Linking the North Atlantic Carbon Sink to Southern Ocean Winds

Ben Bronselaer and Laure Zanna, University of Oxford, Dept of Physics, Oxford, United Kingdom
Abstract:
Under climate change, the increase in Southern Ocean winds is thought to upwell deep ocean carbon and increase atmospheric CO2, resulting in a positive atmospheric CO2 feedback due to changes in the local dynamics. Using idealised MITgcm simulations, we demonstrate that the increase in Southern Ocean winds can increase atmospheric CO2 even further via a non-local and novel mechanism by which the chemistry of the North Atlantic sub-polar gyre is altered.
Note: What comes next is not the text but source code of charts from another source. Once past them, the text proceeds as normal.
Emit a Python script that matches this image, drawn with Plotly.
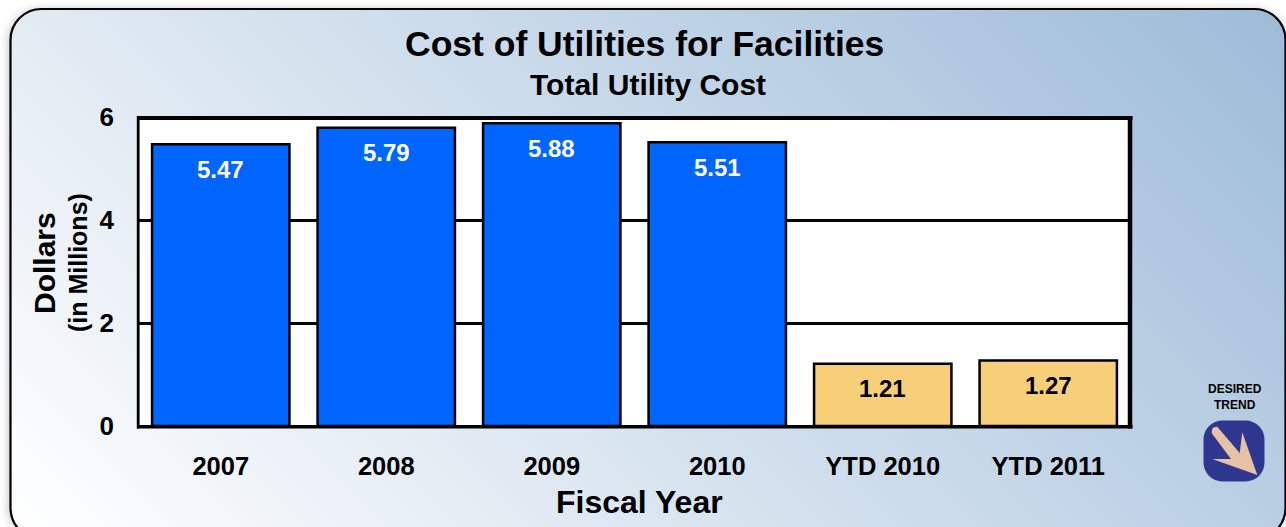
import base64
import plotly.graph_objects as go

categories = ["2007", "2008", "2009", "2010", "YTD 2010", "YTD 2011"]
values = [5.47, 5.79, 5.88, 5.51, 1.21, 1.27]
bar_colors = ["#0066ff"] * 4 + ["#f6cf78"] * 2
label_colors = ["#ffffff"] * 4 + ["#000000"] * 2
y_ticks = [0, 2, 4, 6]
W, H = 1286, 527
FONT = "Liberation Sans"
L, R, T, B = 138, 1131, 117, 426

bg = f'''<svg xmlns="http://www.w3.org/2000/svg" width="{W}" height="{H}" viewBox="0 0 {W} {H}">
<defs><linearGradient id="g" gradientUnits="userSpaceOnUse" x1="10" y1="527" x2="906.5" y2="-369.5">
<stop offset="0" stop-color="#ffffff"/><stop offset="1" stop-color="#9dbbd8"/></linearGradient>
<filter id="s" x="-5%" y="-5%" width="110%" height="110%"><feGaussianBlur stdDeviation="5"/></filter></defs>
<rect width="{W}" height="{H}" fill="#ffffff"/>
<rect x="8" y="9" width="1278" height="530" rx="32" fill="#000000" opacity="0.22" filter="url(#s)"/>
<rect x="10.5" y="9" width="1275" height="530" rx="31" fill="url(#g)" stroke="#000000" stroke-width="2.2"/>
<g transform="translate(1203 420)"><rect x="0.5" y="0.5" width="61" height="61" rx="19" fill="#2e368f"/>
<path d="M14.3 6.7 L36.7 33 L39.3 12.3 L54.3 55 L9.3 39 L28 39 L8.7 13.3 Q8 6 14.3 6.7 Z" fill="#e6c2a4"/></g>
</svg>'''
src = "data:image/svg+xml;base64," + base64.b64encode(bg.encode()).decode()

fig = go.Figure(go.Bar(
    x=categories, y=values, width=0.83,
    marker=dict(color=bar_colors, line=dict(color="#000000", width=2.5)),
    hoverinfo="skip",
))

ann = []
for i, (v, col) in enumerate(zip(values, label_colors)):
    ann.append(dict(x=i, y=v, xref="x", yref="y", yshift=-25, text=f"<b>{v:.2f}</b>", showarrow=False,
                    font=dict(family=FONT, size=24, color=col)))


def px(x):
    return (x - L) / (R - L)


def py(y):
    return (B - y) / (B - T)


def txt(x, y, s, size, angle=0, family=FONT):
    return dict(x=px(x), y=py(y), xref="paper", yref="paper", text=f"<b>{s}</b>",
                showarrow=False, xanchor="center", yanchor="middle", textangle=angle,
                font=dict(family=family, size=size, color="#000000"))


ann += [
    txt(644, 44, "Cost of Utilities for Facilities", 35.5),
    txt(648, 85, "Total Utility Cost", 30),
    txt(639, 502, "Fiscal Year", 32),
    txt(44, 263, "Dollars", 30, -90),
    txt(78, 263, "(in Millions)", 25, -90),
    txt(1234.5, 389, "DESIRED", 12),
    txt(1234.5, 405, "TREND", 12),
]


def frame(x0, y0, x1, y1, width):
    return dict(type="line", xref="paper", yref="paper", x0=px(x0), y0=py(y0), x1=px(x1), y1=py(y1),
                line=dict(color="#000000", width=width), layer="above")


shapes = [
    dict(type="rect", xref="paper", yref="paper", x0=0, y0=0, x1=1, y1=1, fillcolor="#ffffff",
         line=dict(width=0), layer="below"),
    frame(137, 118, 1132.5, 118, 4),
    frame(138.2, 116, 138.2, 428.5, 2.8),
    frame(1130, 116, 1130, 428.5, 4.5),
    frame(137, 426.8, 1132.5, 426.8, 3.5),
]

fig.update_layout(
    width=W, height=H, autosize=False, showlegend=False,
    margin=dict(l=L, r=W - R, t=T, b=H - B, pad=0),
    paper_bgcolor="rgba(0,0,0,0)", plot_bgcolor="#ffffff",
    font=dict(family=FONT, color="#000000"),
    images=[dict(source=src, xref="paper", yref="paper", x=-L / (R - L), y=1 + T / (B - T),
                 sizex=W / (R - L), sizey=H / (B - T), xanchor="left", yanchor="top",
                 sizing="stretch", layer="below")],
    annotations=ann,
    shapes=shapes,
    xaxis=dict(type="category", range=[-0.5, 5.5], showline=False,
               showgrid=False, ticks="", ticklabelstandoff=22,
               tickfont=dict(family=FONT, size=25.5, color="#000000", weight="bold")),
    yaxis=dict(range=[0, 6], tickvals=y_ticks, showline=False,
               showgrid=True, gridcolor="#000000", gridwidth=2.5, zeroline=False, ticks="", ticklabelstandoff=23,
               tickfont=dict(family=FONT, size=26, color="#000000", weight="bold")),
)

fig.write_html("out.html", config={"displayModeBar": False},
               post_script="document.body.style.margin='0';document.body.style.overflow='hidden';")
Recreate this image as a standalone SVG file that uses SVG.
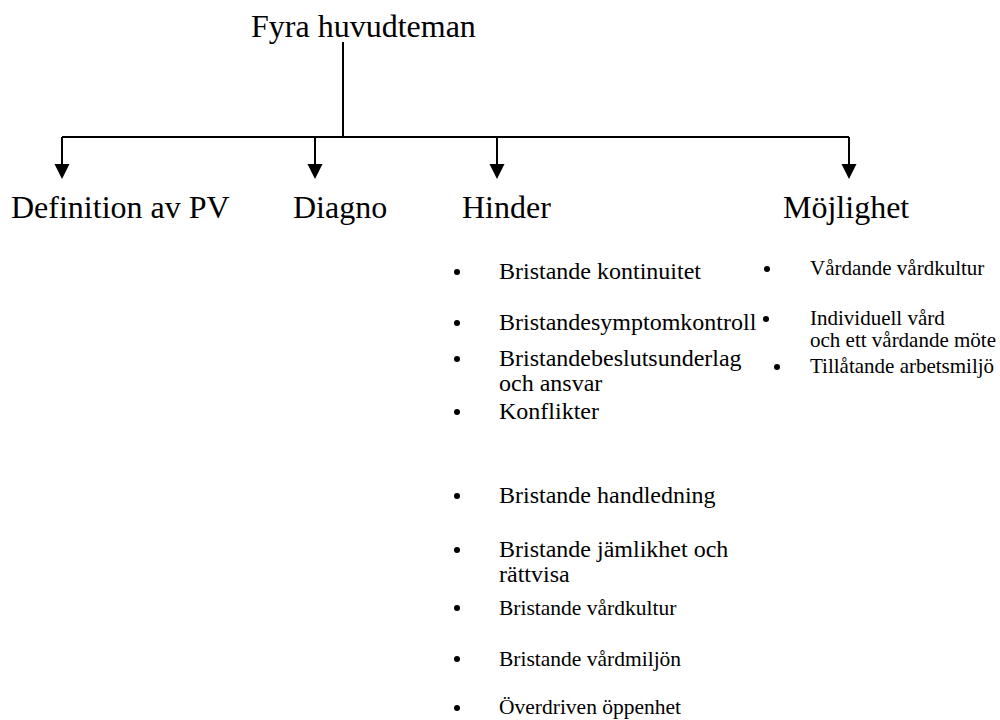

The increase in Southern Ocean winds leads to a local increase in the upwelling of deep ocean nutrients and an intensification of the upper ocean meridional transport of nutrient towards low latitudes, resulting in higher biological productivity in the tropical Atlantic. The increase in tropical biological productivity alters the chemistry of sub-thermocline waters in the oxygen minimum zone. These waters are subsequently advected to the North Atlantic sub-polar gyre through interior ocean pathways, where the gyre’s capacity for absorbing atmospheric carbon is reduced. We show that the atmospheric CO2 feedback induced by the increase in Southern Ocean winds due to non-local dynamical pathways is of the same order of magnitude as the feedback induced by the local Southern Ocean dynamics. As a result, the effect of Southern Ocean winds on atmospheric CO2 is larger than previously thought. The results demonstrate the importance of circulation pathways within the ocean and show that an increase in biologic productivity in key regions such as the tropics can cause an increase in atmospheric CO2 levels. While the results are presented using idealised MITgcm simulations, we show evidence that the same novel mechanism is present in complex CMIP5 models under 4xCO2 forcing.